Date: 31 Dec 1910
A woman was tried for murdering her 3-year old son James Black by throwing him into the sea but was acquitted.
James Black was drowned in the Forth at a point between Granton and Newhaven on 31 December 1910.
The court heard that it was impossible to draw any other inference from the evidence than that the body found was the woman's child.
However, the judge added that it was clear that the child's death was not accidental.
The defence stated that at the time the mother's time was so limited that it could not be imagined that she would have had the time to throw him in the sea.
However, the prosecution said that the mother had had ample time to go from Princes Street to Newhaven and put the child in the water saying that the time by car was only 17 minutes and that the breakwater was only 190 yards.

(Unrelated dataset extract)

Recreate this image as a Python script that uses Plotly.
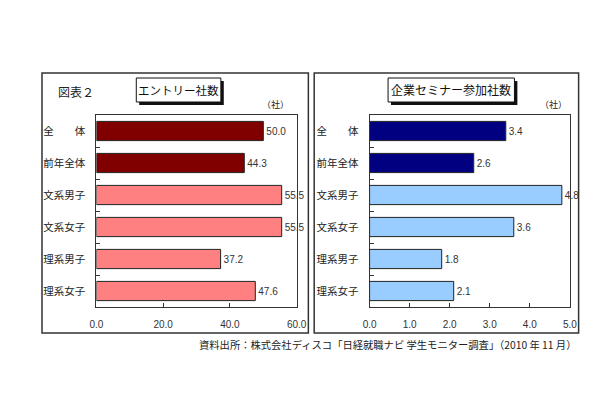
import plotly.graph_objects as go

categories = ["全　　体", "前年全体", "文系男子", "文系女子", "理系男子", "理系女子"]
entry_values = [50.0, 44.3, 55.5, 55.5, 37.2, 47.6]
seminar_values = [3.4, 2.6, 4.8, 3.6, 1.8, 2.1]
entry_colors = ["#800000", "#800000", "#FF8080", "#FF8080", "#FF8080", "#FF8080"]
seminar_colors = ["#000080", "#000080", "#99CCFF", "#99CCFF", "#99CCFF", "#99CCFF"]
entry_ticks = [0, 20, 40, 60]
seminar_ticks = [0, 1, 2, 3, 4, 5]

W, H = 610, 400
def px(x): return x / W
def py(y): return 1 - y / H

JP = "Noto Sans CJK JP"
NUM = "Liberation Sans"

fig = go.Figure()
fig.add_trace(go.Bar(
    y=categories, x=entry_values, orientation="h",
    marker=dict(color=entry_colors, line=dict(color="#222222", width=1)),
    text=[f"{v:.1f}" for v in entry_values], textposition="outside",
    textfont=dict(family=NUM, size=10, color="#333333"), cliponaxis=False,
    width=0.6, xaxis="x", yaxis="y", showlegend=False))
fig.add_trace(go.Bar(
    y=categories, x=seminar_values, orientation="h",
    marker=dict(color=seminar_colors, line=dict(color="#222222", width=1)),
    text=[f"{v:.1f}" for v in seminar_values], textposition="outside",
    textfont=dict(family=NUM, size=10, color="#333333"), cliponaxis=False,
    width=0.6, xaxis="x2", yaxis="y2", showlegend=False))

ydom = [py(307), py(115)]
common_x = dict(showgrid=False, zeroline=False, showline=True, linecolor="#333333",
                linewidth=1, mirror=True, ticks="inside", ticklen=4, tickcolor="#333333",
                tickformat=".1f", tickfont=dict(family=NUM, size=10, color="#333333"),
                ticklabelstandoff=8)
common_y = dict(showgrid=False, showline=True, linecolor="#333333", linewidth=1,
                mirror=True, ticks="inside", ticklen=4, tickcolor="#333333",
                tickson="boundaries", autorange="reversed", categoryorder="array",
                categoryarray=categories,
                tickfont=dict(family=JP, size=10.5, color="#222222"), ticklabelstandoff=8)

fig.update_layout(
    width=W, height=H, autosize=False, margin=dict(l=0, r=0, t=0, b=0, pad=0),
    paper_bgcolor="white", plot_bgcolor="white", bargap=0.4,
    xaxis=dict(domain=[px(92), px(298)], range=[0, 60], tickvals=entry_ticks, anchor="y", **common_x),
    yaxis=dict(domain=ydom, anchor="x", **common_y),
    xaxis2=dict(domain=[px(373), px(579)], range=[0, 5], tickvals=seminar_ticks, anchor="y2", **common_x),
    yaxis2=dict(domain=ydom, anchor="x2", **common_y),
)

shapes = []
for x0, x1 in [(36, 310), (316, 588)]:
    shapes.append(dict(type="rect", xref="paper", yref="paper", x0=px(x0), x1=px(x1),
                       y0=py(333), y1=py(73), line=dict(color="#333333", width=1.5)))
for x0, x1 in [(133, 220), (392, 522)]:
    shapes.append(dict(type="rect", xref="paper", yref="paper", x0=px(x0 + 3), x1=px(x1 + 3),
                       y0=py(105), y1=py(81), fillcolor="#111111", line=dict(width=0)))
    shapes.append(dict(type="rect", xref="paper", yref="paper", x0=px(x0), x1=px(x1),
                       y0=py(102), y1=py(78), fillcolor="white", line=dict(color="#111111", width=1)))
fig.update_layout(shapes=shapes)

ann = [
    dict(text="図表２", x=px(50), y=py(91), xanchor="left", font=dict(family=JP, size=12, color="#222222")),
    dict(text="エントリー社数", x=px(176.5), y=py(90), xanchor="center", font=dict(family=JP, size=11.5, color="#111111")),
    dict(text="企業セミナー参加社数", x=px(457), y=py(90), xanchor="center", font=dict(family=JP, size=12, color="#111111")),
    dict(text="（社）", x=px(292), y=py(105), xanchor="right", font=dict(family=JP, size=9, color="#222222")),
    dict(text="（社）", x=px(578), y=py(104), xanchor="right", font=dict(family=JP, size=9, color="#222222")),
    dict(text="資料出所：株式会社ディスコ「日経就職ナビ 学生モニター調査」（2010 年 11 月）", x=px(587), y=py(344),
         xanchor="right", font=dict(family=JP, size=10.3, color="#222222")),
]
for a in ann:
    a.update(xref="paper", yref="paper", yanchor="middle", showarrow=False)
fig.update_layout(annotations=ann)

fig.write_html("out.html", config={"displayModeBar": False, "responsive": False},
               default_width="610px", default_height="400px",
               post_script="document.body.style.margin='0';document.body.style.overflow='hidden';")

It was also heard that the mother had told no one of the child's existence, including her family or the man that she married on 9 December 1910.
When the child was born, the mother had answered an advert placed by a woman and had taken her child to the woman to be looked after for three years at the rate of a pound a month. However, it was later heard that the payment fell into arrears and the mother later told the woman that she had got the offer of a home for the child and she asked the woman to give the child up.
The woman that had been looking after the child said that she had got a telegram in December 1909 from the mother asking her to take it to a woman in Aberdeen which she said she did, saying that the woman in Aberdeen gave her four pounds out of the five pounds owed her. It was also heard that the mother had also later sent the woman the remaining pound by letter with a note stating, 'James is quite a changed boy, getting fairly strong on his legs now'.
It was heard that the woman in Aberdeen had offered to look after James Black for sixteen shillings a month. At that time the mother had been in service in Linlithgow. The woman in Aberdeen said that the mother had remained in service in Linlithgow until March 1910 and had told her that she was to get married and was going to tell the man about the child. The woman also said that the mother had told her that there was some talk of getting James Black adopted.
The woman in Aberdeen said however that the woman's payments then got into arrears and said that the mother then asked her to adopt James Black for £25 but said that the mother had difficulty in raising the money.
The woman in Aberdeen said that the mother wrote to her on 27 December 1910 asking her to bring James Black to Edinburgh with the promise of settling the debt. The woman said that she and her husband took James Black to Edinburgh on 31 December 1910 and handed him over to the mother.
However, on 18 January 1910 the woman said that her attention was drawn to a newspaper paragraph about the finding of a child’s body in the sea and said that when she went to the police she identified the body of the child found as James Black.
The judge said that it would not do to convict the mother merely upon strong and pregnant suspicion, and that nor should they find a verdict against her which would mean that she had committed the crime in the manner charged merely because they were unable to explain to themselves how otherwise the unfortunate child met his death.